• _The problem_: Leave out the images; return the rest of the data exactly.

-- START OF Information shown --

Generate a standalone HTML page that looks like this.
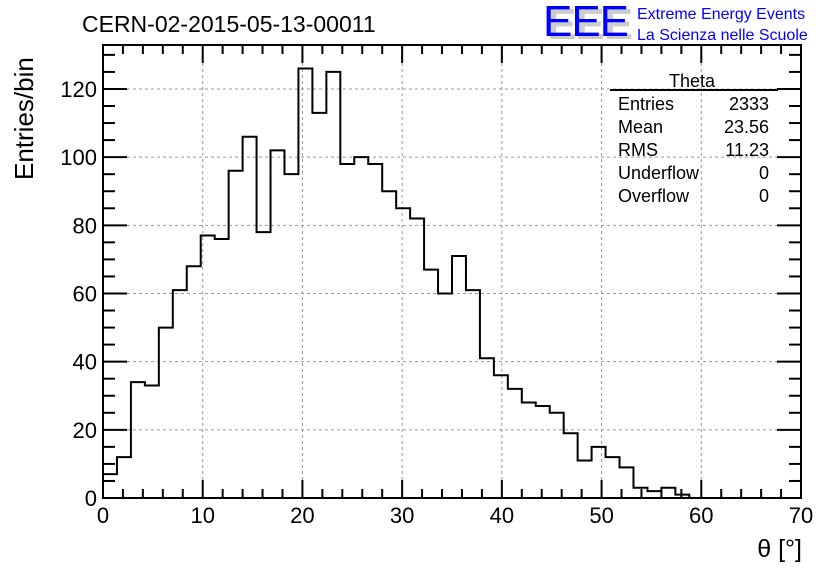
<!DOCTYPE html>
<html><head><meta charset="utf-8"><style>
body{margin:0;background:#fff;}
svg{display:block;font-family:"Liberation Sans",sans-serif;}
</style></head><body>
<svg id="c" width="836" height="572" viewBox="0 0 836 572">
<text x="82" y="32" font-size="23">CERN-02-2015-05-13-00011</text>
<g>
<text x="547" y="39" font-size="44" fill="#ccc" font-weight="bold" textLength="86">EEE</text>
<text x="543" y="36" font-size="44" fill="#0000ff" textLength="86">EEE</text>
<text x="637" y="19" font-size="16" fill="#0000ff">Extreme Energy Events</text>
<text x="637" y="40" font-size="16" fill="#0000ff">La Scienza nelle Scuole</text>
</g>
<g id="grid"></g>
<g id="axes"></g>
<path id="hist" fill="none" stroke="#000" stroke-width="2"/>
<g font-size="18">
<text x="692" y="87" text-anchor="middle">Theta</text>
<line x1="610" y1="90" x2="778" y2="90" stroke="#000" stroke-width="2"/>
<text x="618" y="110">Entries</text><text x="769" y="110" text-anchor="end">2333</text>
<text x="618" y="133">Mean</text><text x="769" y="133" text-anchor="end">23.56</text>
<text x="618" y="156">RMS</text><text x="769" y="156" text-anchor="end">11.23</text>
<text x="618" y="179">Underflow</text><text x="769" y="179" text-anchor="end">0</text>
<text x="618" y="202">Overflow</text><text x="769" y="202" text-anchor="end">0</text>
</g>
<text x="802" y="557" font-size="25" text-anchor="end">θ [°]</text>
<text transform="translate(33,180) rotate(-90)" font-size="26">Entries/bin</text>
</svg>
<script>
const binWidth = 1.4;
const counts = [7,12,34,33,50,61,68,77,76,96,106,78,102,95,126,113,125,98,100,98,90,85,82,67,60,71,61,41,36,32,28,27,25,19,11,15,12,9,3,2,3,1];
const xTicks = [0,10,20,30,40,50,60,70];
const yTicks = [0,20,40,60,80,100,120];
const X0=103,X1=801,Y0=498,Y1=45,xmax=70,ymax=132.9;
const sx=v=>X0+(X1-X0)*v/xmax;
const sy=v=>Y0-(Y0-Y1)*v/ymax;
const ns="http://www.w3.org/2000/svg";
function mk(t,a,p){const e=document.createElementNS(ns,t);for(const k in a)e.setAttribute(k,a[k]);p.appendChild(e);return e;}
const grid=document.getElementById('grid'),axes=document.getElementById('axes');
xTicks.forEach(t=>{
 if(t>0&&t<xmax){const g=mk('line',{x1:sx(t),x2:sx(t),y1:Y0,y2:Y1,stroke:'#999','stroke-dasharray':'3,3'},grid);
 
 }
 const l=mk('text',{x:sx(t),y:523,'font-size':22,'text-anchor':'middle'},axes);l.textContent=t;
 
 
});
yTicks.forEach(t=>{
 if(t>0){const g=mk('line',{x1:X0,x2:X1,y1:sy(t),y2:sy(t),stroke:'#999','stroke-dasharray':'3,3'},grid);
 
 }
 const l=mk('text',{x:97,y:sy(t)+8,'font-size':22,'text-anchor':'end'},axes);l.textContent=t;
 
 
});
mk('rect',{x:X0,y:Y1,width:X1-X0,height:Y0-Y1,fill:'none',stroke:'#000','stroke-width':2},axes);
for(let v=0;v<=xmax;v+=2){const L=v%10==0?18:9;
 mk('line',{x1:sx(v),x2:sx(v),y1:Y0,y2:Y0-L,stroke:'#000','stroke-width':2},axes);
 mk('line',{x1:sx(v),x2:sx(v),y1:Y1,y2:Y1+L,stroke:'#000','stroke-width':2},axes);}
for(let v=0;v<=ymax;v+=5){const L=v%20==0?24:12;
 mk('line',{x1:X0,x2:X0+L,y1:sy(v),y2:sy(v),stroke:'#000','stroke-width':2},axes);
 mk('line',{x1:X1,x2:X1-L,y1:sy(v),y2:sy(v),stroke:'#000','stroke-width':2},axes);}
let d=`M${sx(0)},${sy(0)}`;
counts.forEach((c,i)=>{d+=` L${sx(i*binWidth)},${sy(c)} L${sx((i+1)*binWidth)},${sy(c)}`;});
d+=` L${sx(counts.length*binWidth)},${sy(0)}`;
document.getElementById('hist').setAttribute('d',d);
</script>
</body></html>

-- END OF Information shown --

• _Output of the task_:
Generate a standalone HTML page that looks like this.
<!DOCTYPE html>
<html><head><meta charset="utf-8"><style>
body{margin:0;background:#fff;}
svg{display:block;font-family:"Liberation Sans",sans-serif;}
</style></head><body>
<svg id="c" width="836" height="572" viewBox="0 0 836 572">
<text x="82" y="32" font-size="23">CERN-02-2015-05-13-00011</text>
<g>
<text x="547" y="39" font-size="44" fill="#ccc" font-weight="bold" textLength="86">EEE</text>
<text x="543" y="36" font-size="44" fill="#0000ff" textLength="86">EEE</text>
<text x="637" y="19" font-size="16" fill="#0000ff">Extreme Energy Events</text>
<text x="637" y="40" font-size="16" fill="#0000ff">La Scienza nelle Scuole</text>
</g>
<g id="grid"></g>
<g id="axes"></g>
<path id="hist" fill="none" stroke="#000" stroke-width="2"/>
<g font-size="18">
<text x="692" y="87" text-anchor="middle">Theta</text>
<line x1="610" y1="90" x2="778" y2="90" stroke="#000" stroke-width="2"/>
<text x="618" y="110">Entries</text><text x="769" y="110" text-anchor="end">2333</text>
<text x="618" y="133">Mean</text><text x="769" y="133" text-anchor="end">23.56</text>
<text x="618" y="156">RMS</text><text x="769" y="156" text-anchor="end">11.23</text>
<text x="618" y="179">Underflow</text><text x="769" y="179" text-anchor="end">0</text>
<text x="618" y="202">Overflow</text><text x="769" y="202" text-anchor="end">0</text>
</g>
<text x="802" y="557" font-size="25" text-anchor="end">θ [°]</text>
<text transform="translate(33,180) rotate(-90)" font-size="26">Entries/bin</text>
</svg>
<script>
const binWidth = 1.4;
const counts = [7,12,34,33,50,61,68,77,76,96,106,78,102,95,126,113,125,98,100,98,90,85,82,67,60,71,61,41,36,32,28,27,25,19,11,15,12,9,3,2,3,1];
const xTicks = [0,10,20,30,40,50,60,70];
const yTicks = [0,20,40,60,80,100,120];
const X0=103,X1=801,Y0=498,Y1=45,xmax=70,ymax=132.9;
const sx=v=>X0+(X1-X0)*v/xmax;
const sy=v=>Y0-(Y0-Y1)*v/ymax;
const ns="http://www.w3.org/2000/svg";
function mk(t,a,p){const e=document.createElementNS(ns,t);for(const k in a)e.setAttribute(k,a[k]);p.appendChild(e);return e;}
const grid=document.getElementById('grid'),axes=document.getElementById('axes');
xTicks.forEach(t=>{
 if(t>0&&t<xmax){const g=mk('line',{x1:sx(t),x2:sx(t),y1:Y0,y2:Y1,stroke:'#999','stroke-dasharray':'3,3'},grid);
 
 }
 const l=mk('text',{x:sx(t),y:523,'font-size':22,'text-anchor':'middle'},axes);l.textContent=t;
 
 
});
yTicks.forEach(t=>{
 if(t>0){const g=mk('line',{x1:X0,x2:X1,y1:sy(t),y2:sy(t),stroke:'#999','stroke-dasharray':'3,3'},grid);
 
 }
 const l=mk('text',{x:97,y:sy(t)+8,'font-size':22,'text-anchor':'end'},axes);l.textContent=t;
 
 
});
mk('rect',{x:X0,y:Y1,width:X1-X0,height:Y0-Y1,fill:'none',stroke:'#000','stroke-width':2},axes);
for(let v=0;v<=xmax;v+=2){const L=v%10==0?18:9;
 mk('line',{x1:sx(v),x2:sx(v),y1:Y0,y2:Y0-L,stroke:'#000','stroke-width':2},axes);
 mk('line',{x1:sx(v),x2:sx(v),y1:Y1,y2:Y1+L,stroke:'#000','stroke-width':2},axes);}
for(let v=0;v<=ymax;v+=5){const L=v%20==0?24:12;
 mk('line',{x1:X0,x2:X0+L,y1:sy(v),y2:sy(v),stroke:'#000','stroke-width':2},axes);
 mk('line',{x1:X1,x2:X1-L,y1:sy(v),y2:sy(v),stroke:'#000','stroke-width':2},axes);}
let d=`M${sx(0)},${sy(0)}`;
counts.forEach((c,i)=>{d+=` L${sx(i*binWidth)},${sy(c)} L${sx((i+1)*binWidth)},${sy(c)}`;});
d+=` L${sx(counts.length*binWidth)},${sy(0)}`;
document.getElementById('hist').setAttribute('d',d);
</script>
</body></html>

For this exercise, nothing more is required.